═════ TASK INPUT

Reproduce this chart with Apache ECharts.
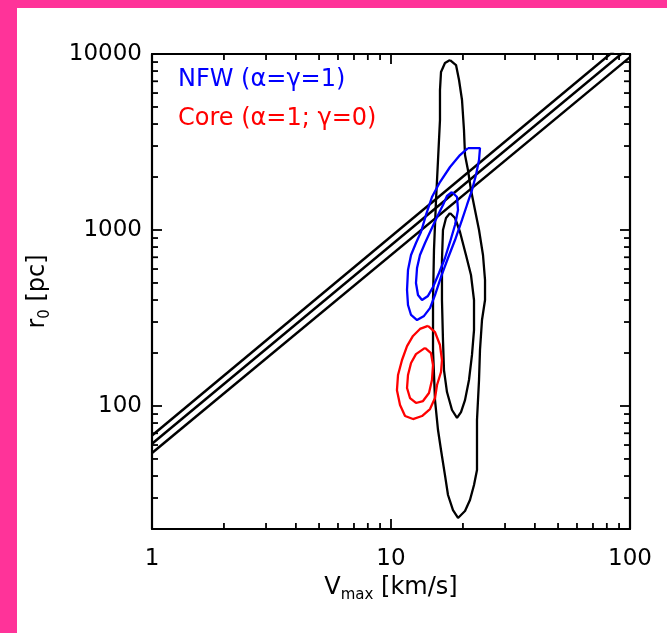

══════════
═════ TASK INPUT

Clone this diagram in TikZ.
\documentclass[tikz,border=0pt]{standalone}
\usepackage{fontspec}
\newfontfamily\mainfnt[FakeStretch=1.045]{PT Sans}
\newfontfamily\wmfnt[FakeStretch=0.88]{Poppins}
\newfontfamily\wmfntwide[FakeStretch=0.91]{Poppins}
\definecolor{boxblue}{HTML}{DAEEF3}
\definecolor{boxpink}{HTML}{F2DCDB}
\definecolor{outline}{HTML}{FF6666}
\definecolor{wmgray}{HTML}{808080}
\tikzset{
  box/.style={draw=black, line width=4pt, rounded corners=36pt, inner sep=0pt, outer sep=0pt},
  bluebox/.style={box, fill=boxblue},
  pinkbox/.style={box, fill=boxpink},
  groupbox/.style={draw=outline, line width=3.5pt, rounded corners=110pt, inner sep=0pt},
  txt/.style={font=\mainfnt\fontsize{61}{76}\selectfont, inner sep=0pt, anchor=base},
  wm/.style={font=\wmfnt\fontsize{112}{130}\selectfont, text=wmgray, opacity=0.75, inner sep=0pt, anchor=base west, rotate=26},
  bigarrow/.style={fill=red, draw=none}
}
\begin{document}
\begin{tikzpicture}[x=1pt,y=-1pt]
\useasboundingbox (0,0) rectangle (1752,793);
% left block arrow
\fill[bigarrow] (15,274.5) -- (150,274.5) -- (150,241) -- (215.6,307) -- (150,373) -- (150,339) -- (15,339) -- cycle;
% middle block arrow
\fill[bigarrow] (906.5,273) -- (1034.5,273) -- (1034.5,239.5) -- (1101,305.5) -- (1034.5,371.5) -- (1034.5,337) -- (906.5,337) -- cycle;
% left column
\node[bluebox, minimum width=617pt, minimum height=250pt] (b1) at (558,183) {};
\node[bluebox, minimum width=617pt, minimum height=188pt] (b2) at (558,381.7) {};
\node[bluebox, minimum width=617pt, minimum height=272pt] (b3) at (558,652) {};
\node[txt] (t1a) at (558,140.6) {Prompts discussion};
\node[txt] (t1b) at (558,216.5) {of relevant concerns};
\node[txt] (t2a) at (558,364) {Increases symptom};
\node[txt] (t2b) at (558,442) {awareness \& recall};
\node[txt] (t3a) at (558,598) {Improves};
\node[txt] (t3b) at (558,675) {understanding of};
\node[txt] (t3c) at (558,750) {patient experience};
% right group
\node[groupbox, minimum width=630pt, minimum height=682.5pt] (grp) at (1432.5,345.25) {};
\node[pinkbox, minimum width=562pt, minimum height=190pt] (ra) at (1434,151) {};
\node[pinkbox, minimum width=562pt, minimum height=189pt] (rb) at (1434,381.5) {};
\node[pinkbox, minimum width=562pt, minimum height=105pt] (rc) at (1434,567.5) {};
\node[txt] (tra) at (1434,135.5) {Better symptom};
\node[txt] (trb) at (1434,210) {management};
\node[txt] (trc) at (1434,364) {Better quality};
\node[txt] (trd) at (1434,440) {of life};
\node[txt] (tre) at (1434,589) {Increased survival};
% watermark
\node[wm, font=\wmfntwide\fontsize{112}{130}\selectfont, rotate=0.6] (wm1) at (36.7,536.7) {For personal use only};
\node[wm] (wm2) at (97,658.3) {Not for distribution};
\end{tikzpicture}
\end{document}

══════════

**EXERCISE INSTRUCTIONS:**
Reply with the number of lines in the material above that contain "this", and nothing more.

**TASK ANSWER:**
2